L’ONU accusée de soutenir le contesté président haïtien
Des organisations de la société civile haïtienne ont accusé vendredi le bureau des Nations unies dans le pays de soutenir le président Jovenel Moïse, en offrant un appui technique et logistique à ses projets d’élections, alors que le mandat du chef de l’État est largement contesté.
« Les Nations unies ne doivent aucunement soutenir le président Jovenel Moïse dans ses projets antidémocratiques », considère dans une lettre la dizaine d’organisations féministes et de défense des droits de la personne.
Cette correspondance a été envoyée à la représentante du secrétaire général de l’ONU en Haïti alors que l’opposition politique et un nombre grandissant d’organisations de la société civile considèrent que le mandat de Jovenel Moïse arrive à terme dimanche. Selon son interprétation de la Constitution, le camp présidentiel table, lui, sur un départ du pouvoir le 7 février 2022.
Malgré cette crise de légitimité, le chef de l’État avance vers un agenda électoral chargé pour l’année avec, en premier lieu, la tenue, le 25 avril, d’un référendum sur un projet de nouvelle Constitution. Les États-Unis ont d’ailleurs validé le calendrier électoral du chef du pays caribéen.
Cette procédure inédite attise les critiques jusque dans le camp de Jovenel Moïse, car la procédure choisie ne semble pas respecter les dispositions de l’actuelle Constitution. Les membres du conseil électoral provisoire, chargé de l’organisation des scrutins de 2021, ont été nommés unilatéralement par Jovenel Moïse et n’ont pas prêté serment devant la Cour de cassation comme les lois l’exigent.

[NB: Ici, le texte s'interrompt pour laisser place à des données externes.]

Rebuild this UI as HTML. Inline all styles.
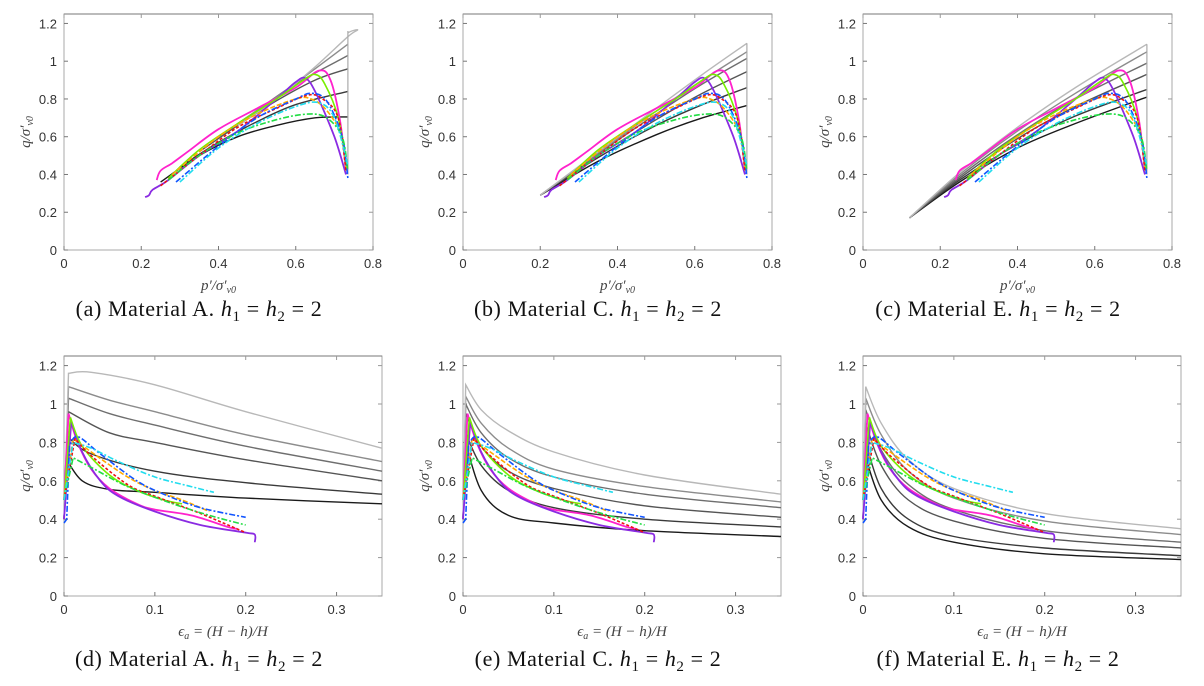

Dans leur courrier, les organisations de la société civile trouvent « étonnant de voir que le BINUH [Bureau intégré des Nations unies en Haïti] soutient ce processus d’anéantissement des acquis démocratiques du peuple haïtien ».
Outre cette défiance envers le pouvoir en place, le contexte sécuritaire constitue un obstacle majeur à l’ordre du jour politique envisagé par la présidence. Haïti enregistre depuis l’automne une recrudescence des enlèvements contre rançon qui touchent indistinctement les habitants les plus riches et la majorité, vivant sous le seuil de pauvreté. Les gangs ont commis plusieurs massacres dans des quartiers populaires de la capitale, tuant des dizaines de personnes et perpétrant des viols collectifs sur des femmes et des fillettes.
L’ONU, qui avait enquêté sur l’une de ces attaques commise en novembre 2018, avait épinglé un haut responsable politique, présumé complice des bandes armées. Ce proche de Jovenel Moïse n’a été remplacé qu’un an plus tard. Aucune poursuite judiciaire n’a été entreprise dans le dossier contre lui ou les autres suspects.
« Les violations de droits de la personne s’intensifient. Le pays est gangstérisé sous le regard des Nations unies dont la mission est de promouvoir les droits de la personne, l’État de droit, et de consolider les institutions », déplorent les organisations signataires du courrier.